(Stored entries)
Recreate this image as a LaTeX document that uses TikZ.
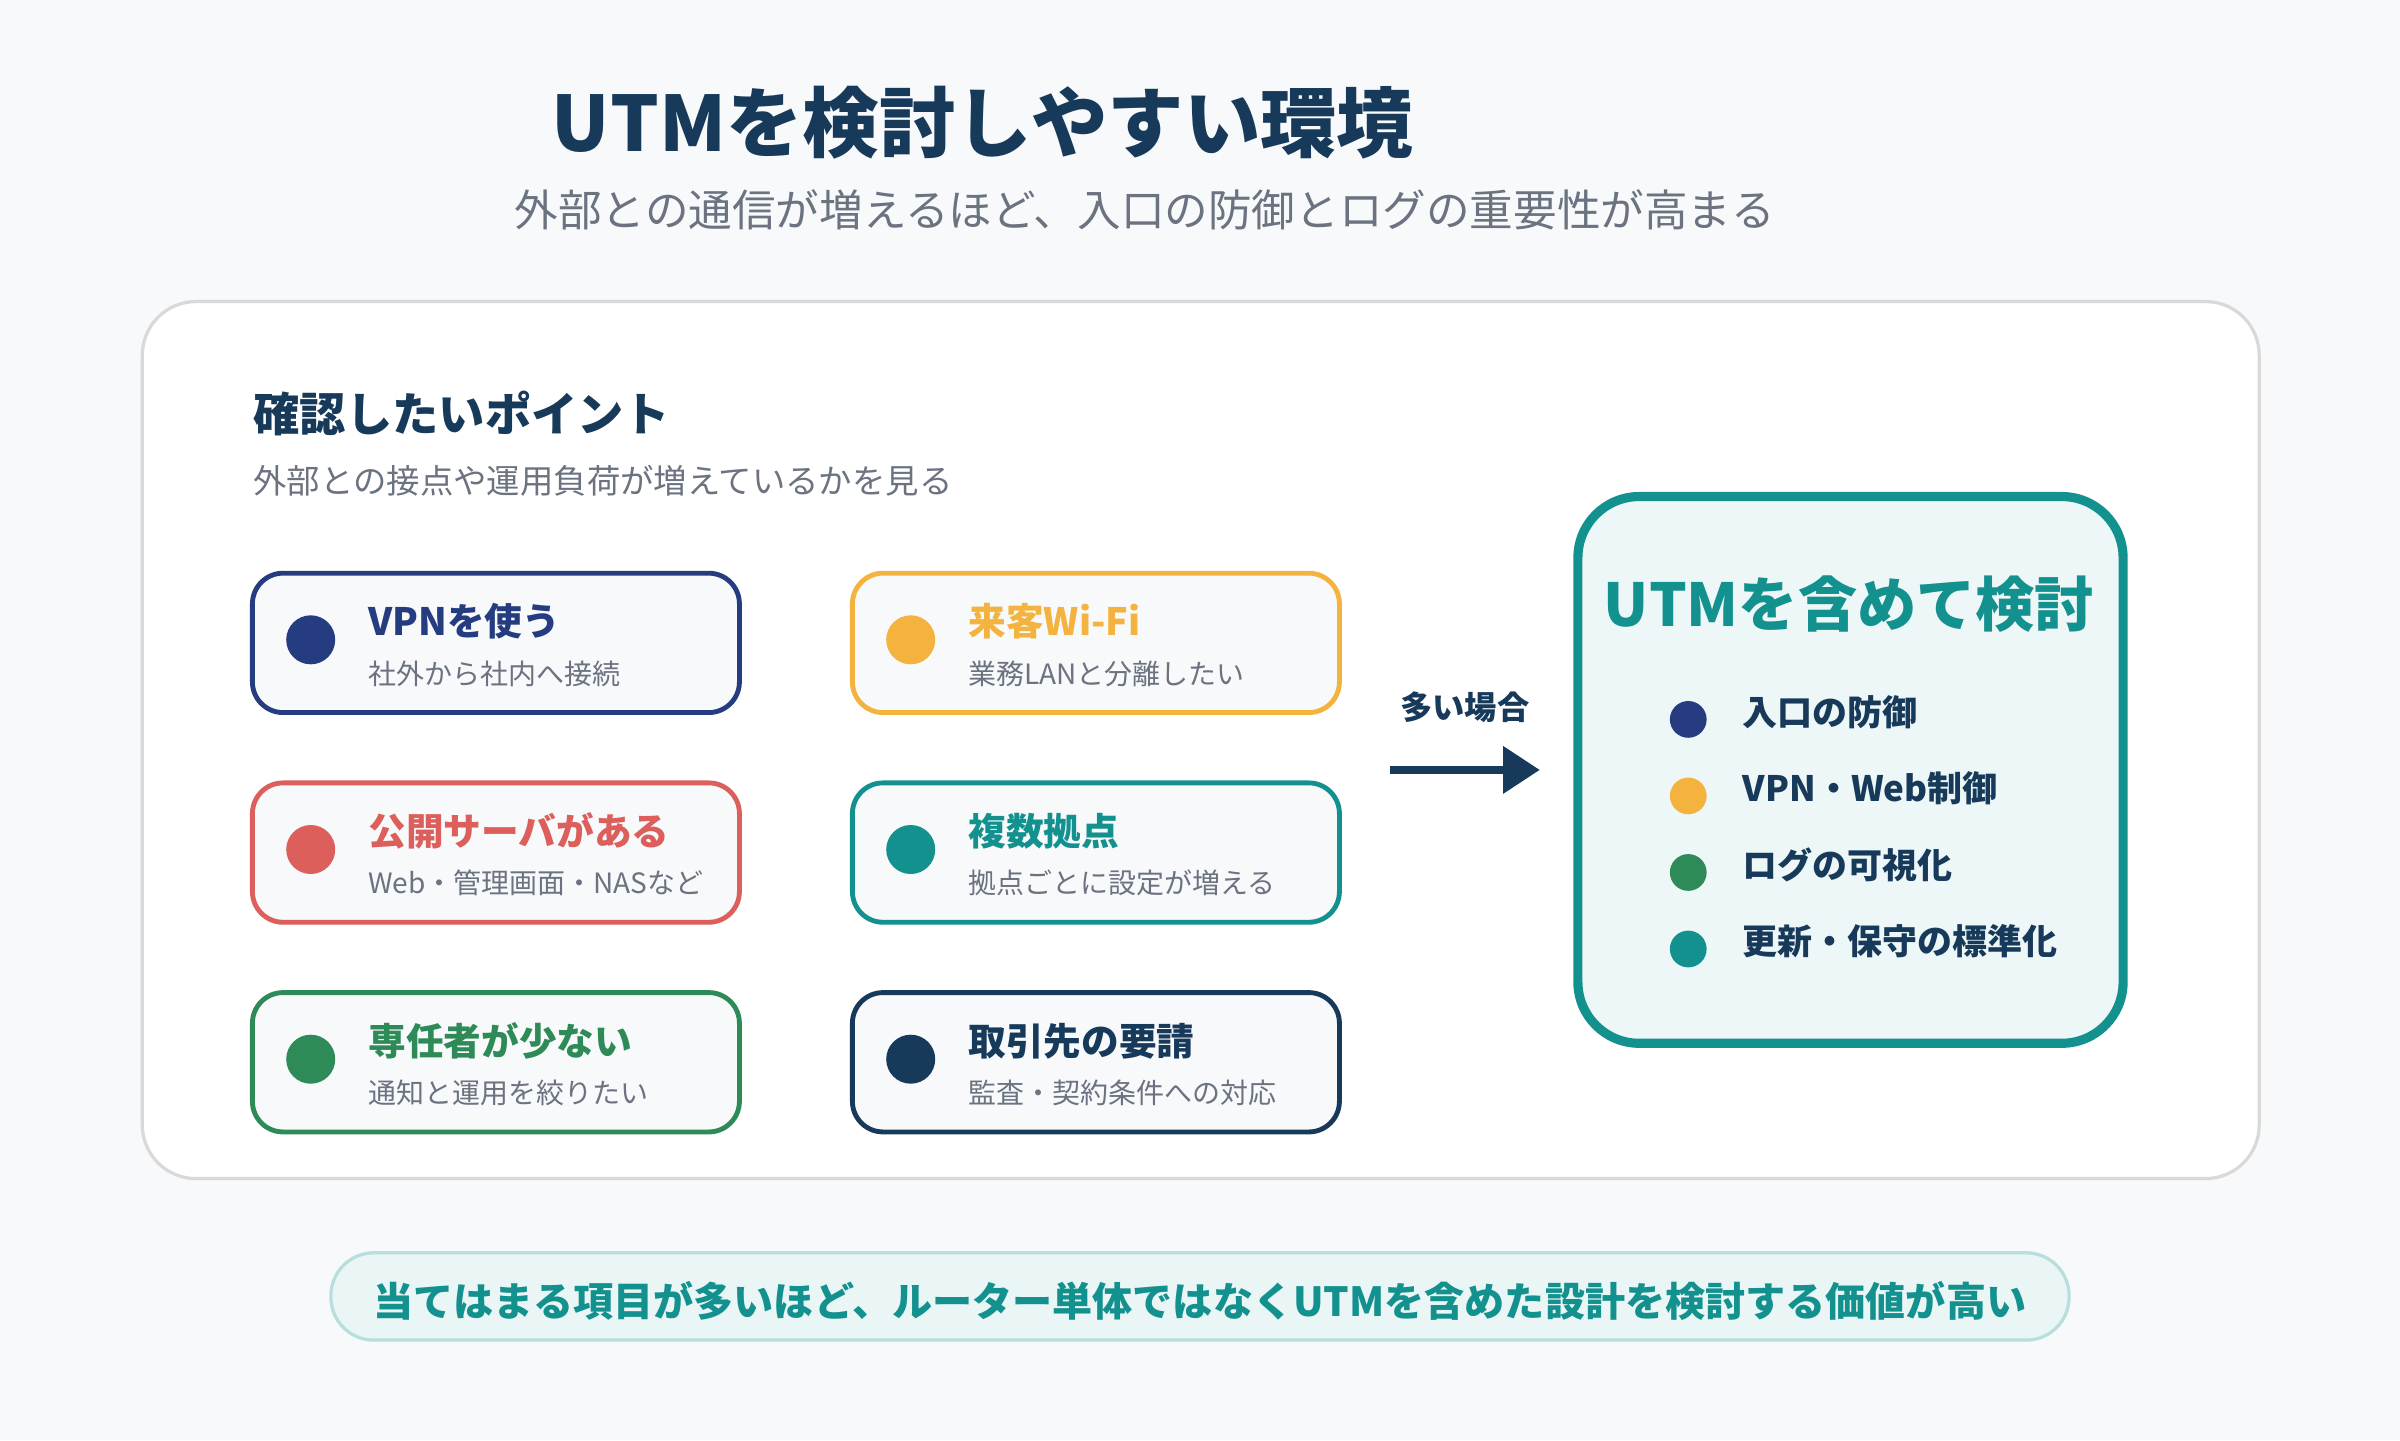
\documentclass[tikz,border=0pt]{standalone}
\usepackage{fontspec}
\setmainfont{Noto Sans CJK JP}
\usetikzlibrary{positioning, arrows.meta, calc}
\definecolor{bgc}{HTML}{F7F9FB}
\definecolor{ink}{HTML}{173A5A}
\definecolor{greyt}{HTML}{6B7280}
\definecolor{cnavy}{HTML}{263C80}
\definecolor{corange}{HTML}{F4B23E}
\definecolor{cred}{HTML}{DC5F5B}
\definecolor{cteal}{HTML}{13918E}
\definecolor{cgreen}{HTML}{2E8B57}
\definecolor{cdark}{HTML}{173A5A}
\tikzset{
	x=0.01cm, y=-0.01cm, % pixel grid of the reference
	card/.style={draw=#1, line width=0.9pt, rounded corners=0.2cm, fill=bgc,
		minimum width=3.18cm, minimum height=0.91cm, inner sep=0pt}, % one point card
	dot/.style={circle, fill=#1, minimum size=0.32cm, inner sep=0pt}, % coloured marker
	cardtitle/.style={anchor=west, font=\fontsize{7}{8}\selectfont\bfseries, text=#1, inner sep=0pt},
	cardsub/.style={anchor=west, font=\fontsize{5.2}{6}\selectfont, text=greyt, inner sep=0pt},
	item/.style={anchor=west, font=\fontsize{6.5}{7}\selectfont\bfseries, text=ink, inner sep=0pt},
}
\begin{document}
\begin{tikzpicture}
	\fill[bgc] (0,0) rectangle (1568,941);
	\useasboundingbox (0,0) rectangle (1568,941);

	\node[font=\fontsize{14.2}{16}\selectfont\bfseries, text=ink] (title) at (642,80) {UTMを検討しやすい環境};
	\node[font=\fontsize{8.1}{9}\selectfont, text=greyt] (subtitle) at (748,137) {外部との通信が増えるほど、入口の防御とログの重要性が高まる};

	% main panel
	\draw[draw=black!15, line width=0.6pt, fill=white, rounded corners=0.35cm] (93,197) rectangle (1476,770);
	\node[anchor=west, font=\fontsize{8.6}{10}\selectfont\bfseries, text=ink, inner sep=0pt] (head) at (165,270) {確認したいポイント};
	\node[anchor=west, font=\fontsize{6.2}{7}\selectfont, text=greyt, inner sep=0pt] (headsub) at (165,314) {外部との接点や運用負荷が増えているかを見る};

	% cards: x, y, colour, title, subtitle
	\foreach \cx/\cy/\col/\ttl/\sub [count=\i] in {
		324/420/cnavy/VPNを使う/社外から社内へ接続,
		716/420/corange/来客Wi-Fi/業務LANと分離したい,
		324/557/cred/公開サーバがある/Web・管理画面・NASなど,
		716/557/cteal/複数拠点/拠点ごとに設定が増える,
		324/694/cgreen/専任者が少ない/通知と運用を絞りたい,
		716/694/cdark/取引先の要請/監査・契約条件への対応}{
		\node[card=\col] (card\i) at (\cx,\cy) {};
		\node[dot=\col] (dot\i) at ($(\cx,\cy)+(-121,-2)$) {};
		\node[cardtitle=\col] (ttl\i) at ($(\cx,\cy)+(-84,-14)$) {\ttl};
		\node[cardsub] (sub\i) at ($(\cx,\cy)+(-84,20)$) {\sub};
	}

	% arrow to the result
	\node[font=\fontsize{6}{7}\selectfont\bfseries, text=ink] (many) at (957,462) {多い場合};
	\coordinate (arrs) at (908,503);
	\coordinate (arre) at (1006,503);
	\draw[-{Triangle[length=0.24cm, width=0.3cm]}, line width=1.4pt, ink] (arrs) -- (arre);

	% result box
	\node[draw=cteal, line width=1.7pt, fill=cteal!7, rounded corners=0.4cm,
		minimum width=3.56cm, minimum height=3.57cm, inner sep=0pt] (utm) at (1209,503) {};
	\node[font=\fontsize{11}{12}\selectfont\bfseries, text=cteal] (utmtitle) at (1208,395) {UTMを含めて検討};
	\foreach \yy/\col/\txt [count=\j] in {467/cnavy/入口の防御, 517/corange/VPN・Web制御, 567/cgreen/ログの可視化, 617/cteal/更新・保守の標準化}{
		\node[dot=\col, minimum size=0.24cm] (idot\j) at (1103,\yy+3) {};
		\node[item] (item\j) at (1138,\yy-2) {\txt};
	}

	% bottom note
	\node[draw=cteal!30, line width=0.6pt, fill=cteal!9, rounded corners=0.28cm,
		minimum width=11.35cm, minimum height=0.57cm] (note) at (784,847) {};
	\node[font=\fontsize{7.45}{8}\selectfont\bfseries, text=cteal] (notetxt) at (784,850) {当てはまる項目が多いほど、ルーター単体ではなくUTMを含めた設計を検討する価値が高い};
\end{tikzpicture}
\end{document}
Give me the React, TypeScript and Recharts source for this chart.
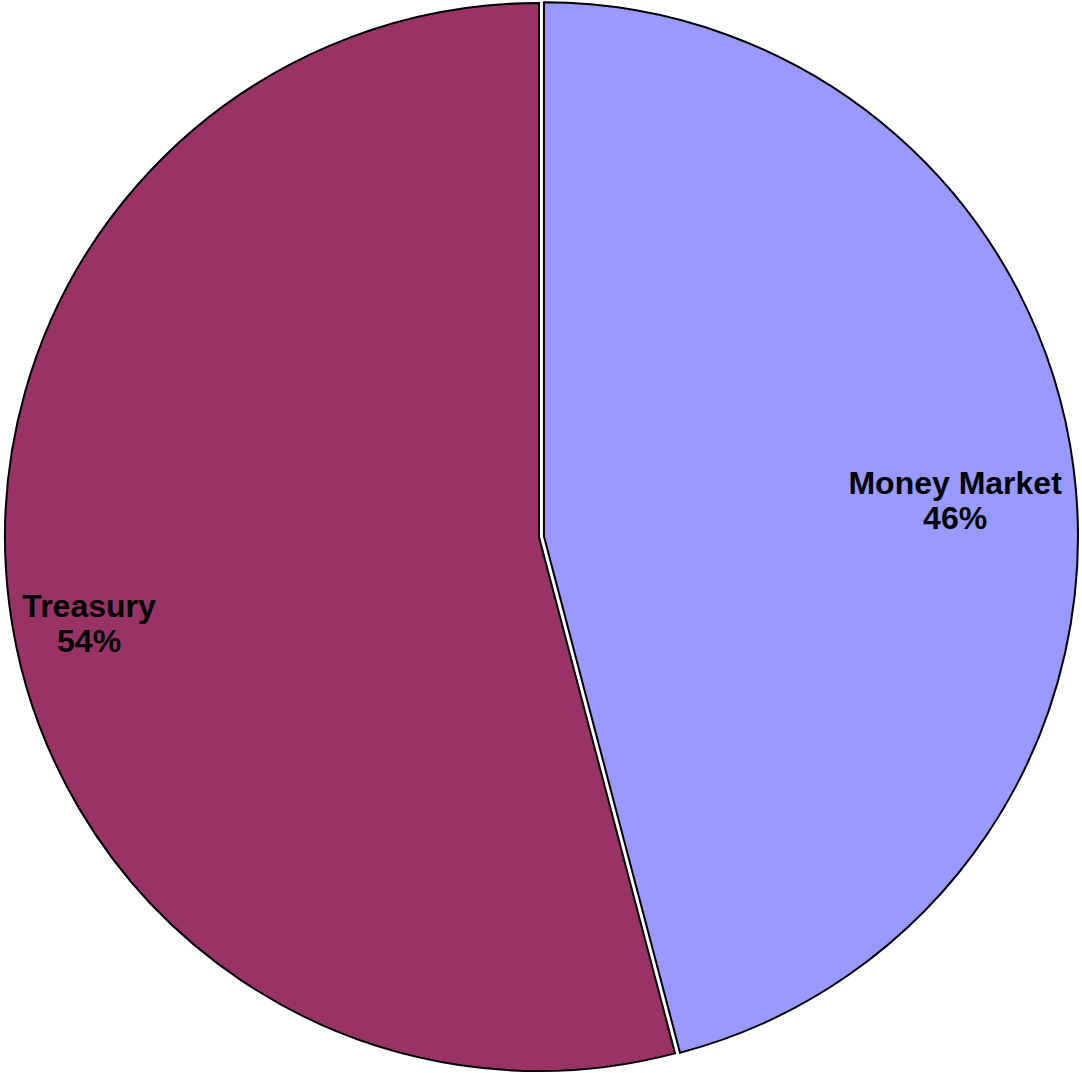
import { PieChart, Pie, Cell } from "recharts";

// Portfolio mix (percent of total)
const categories = ["Money Market", "Treasury"];
const shares = [45.9, 54.1];
const colors = ["#9999FF", "#993366"];

const chartData = categories.map((name, i) => ({ name, value: shares[i] }));

const RADIAN = Math.PI / 180;
const CX = 539;
const CY = 537;
const R = 534;
// Money Market slice is pulled out a little
const EXPLODE = 5;

// label placement tweaks (radius factor, angle shift in degrees)
const labelPos: Record<string, { rf: number; shift: number }> = {
  "Money Market": { rf: 0.773, shift: -2.3 },
  Treasury: { rf: 0.858, shift: 3.5 },
};

function renderLabel(visibleName: string) {
  return (props: any) => {
    const { cx, cy, midAngle, outerRadius, percent, name } = props;
    if (name !== visibleName) return null;
    const pos = labelPos[name];
    const a = (midAngle + pos.shift) * RADIAN;
    const r = outerRadius * pos.rf;
    const x = cx + r * Math.cos(a);
    const y = cy - r * Math.sin(a);
    return (
      <text
        x={x}
        y={y}
        textAnchor="middle"
        fill="#000"
        fontFamily="'Liberation Sans', Arial, sans-serif"
        fontWeight="bold"
        fontSize={32}
      >
        <tspan x={x} dy={-6}>
          {name}
        </tspan>
        <tspan x={x} dy={35}>
          {Math.round(percent * 100)}%
        </tspan>
      </text>
    );
  };
}

export default function App() {
  const mid = 90 - (shares[0] / (shares[0] + shares[1])) * 180;
  const dx = EXPLODE * Math.cos(mid * RADIAN);
  const dy = -EXPLODE * Math.sin(mid * RADIAN);

  return (
    <div style={{ position: "absolute", left: 0, top: 0, width: 1082, height: 1073, background: "#fff" }}>
      <PieChart width={1082} height={1073} margin={{ top: 0, right: 0, bottom: 0, left: 0 }}>
        <Pie
          data={chartData}
          dataKey="value"
          nameKey="name"
          cx={CX}
          cy={CY}
          outerRadius={R}
          startAngle={90}
          endAngle={-270}
          stroke="#000"
          strokeWidth={2}
          labelLine={false}
          label={renderLabel("Treasury")}
          isAnimationActive={false}
        >
          {chartData.map((d, i) =>
            d.name === "Treasury" ? (
              <Cell key={d.name} fill={colors[i]} stroke="#000" strokeWidth={2} />
            ) : (
              <Cell key={d.name} fill="none" stroke="none" />
            )
          )}
        </Pie>
        <Pie
          data={chartData}
          dataKey="value"
          nameKey="name"
          cx={CX + dx}
          cy={CY + dy}
          outerRadius={R}
          startAngle={90}
          endAngle={-270}
          stroke="#000"
          strokeWidth={2}
          labelLine={false}
          label={renderLabel("Money Market")}
          isAnimationActive={false}
        >
          {chartData.map((d, i) =>
            d.name === "Money Market" ? (
              <Cell key={d.name} fill={colors[i]} stroke="#000" strokeWidth={2} />
            ) : (
              <Cell key={d.name} fill="none" stroke="none" />
            )
          )}
        </Pie>
      </PieChart>
    </div>
  );
}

INSTRUCTIONS FOR THE TASK: Leave the pictures out and repeat exactly the lines from the beginning of the records to the line bearing "text=greyt, inner sep=0pt]", both ends counted.

EXERCISE RESULT:
Recreate this image as a LaTeX document that uses TikZ.
\documentclass[tikz,border=0pt]{standalone}
\usepackage{fontspec}
\setmainfont{Noto Sans CJK JP}
\usetikzlibrary{positioning, arrows.meta, calc}
\definecolor{bgc}{HTML}{F7F9FB}
\definecolor{ink}{HTML}{173A5A}
\definecolor{greyt}{HTML}{6B7280}
\definecolor{cnavy}{HTML}{263C80}
\definecolor{corange}{HTML}{F4B23E}
\definecolor{cred}{HTML}{DC5F5B}
\definecolor{cteal}{HTML}{13918E}
\definecolor{cgreen}{HTML}{2E8B57}
\definecolor{cdark}{HTML}{173A5A}
\tikzset{
	x=0.01cm, y=-0.01cm, % pixel grid of the reference
	card/.style={draw=#1, line width=0.9pt, rounded corners=0.2cm, fill=bgc,
		minimum width=3.18cm, minimum height=0.91cm, inner sep=0pt}, % one point card
	dot/.style={circle, fill=#1, minimum size=0.32cm, inner sep=0pt}, % coloured marker
	cardtitle/.style={anchor=west, font=\fontsize{7}{8}\selectfont\bfseries, text=#1, inner sep=0pt},
	cardsub/.style={anchor=west, font=\fontsize{5.2}{6}\selectfont, text=greyt, inner sep=0pt},
	item/.style={anchor=west, font=\fontsize{6.5}{7}\selectfont\bfseries, text=ink, inner sep=0pt},
}
\begin{document}
\begin{tikzpicture}
	\fill[bgc] (0,0) rectangle (1568,941);
	\useasboundingbox (0,0) rectangle (1568,941);

	\node[font=\fontsize{14.2}{16}\selectfont\bfseries, text=ink] (title) at (642,80) {UTMを検討しやすい環境};
	\node[font=\fontsize{8.1}{9}\selectfont, text=greyt] (subtitle) at (748,137) {外部との通信が増えるほど、入口の防御とログの重要性が高まる};

	% main panel
	\draw[draw=black!15, line width=0.6pt, fill=white, rounded corners=0.35cm] (93,197) rectangle (1476,770);
	\node[anchor=west, font=\fontsize{8.6}{10}\selectfont\bfseries, text=ink, inner sep=0pt] (head) at (165,270) {確認したいポイント};
	\node[anchor=west, font=\fontsize{6.2}{7}\selectfont, text=greyt, inner sep=0pt] (headsub) at (165,314) {外部との接点や運用負荷が増えているかを見る};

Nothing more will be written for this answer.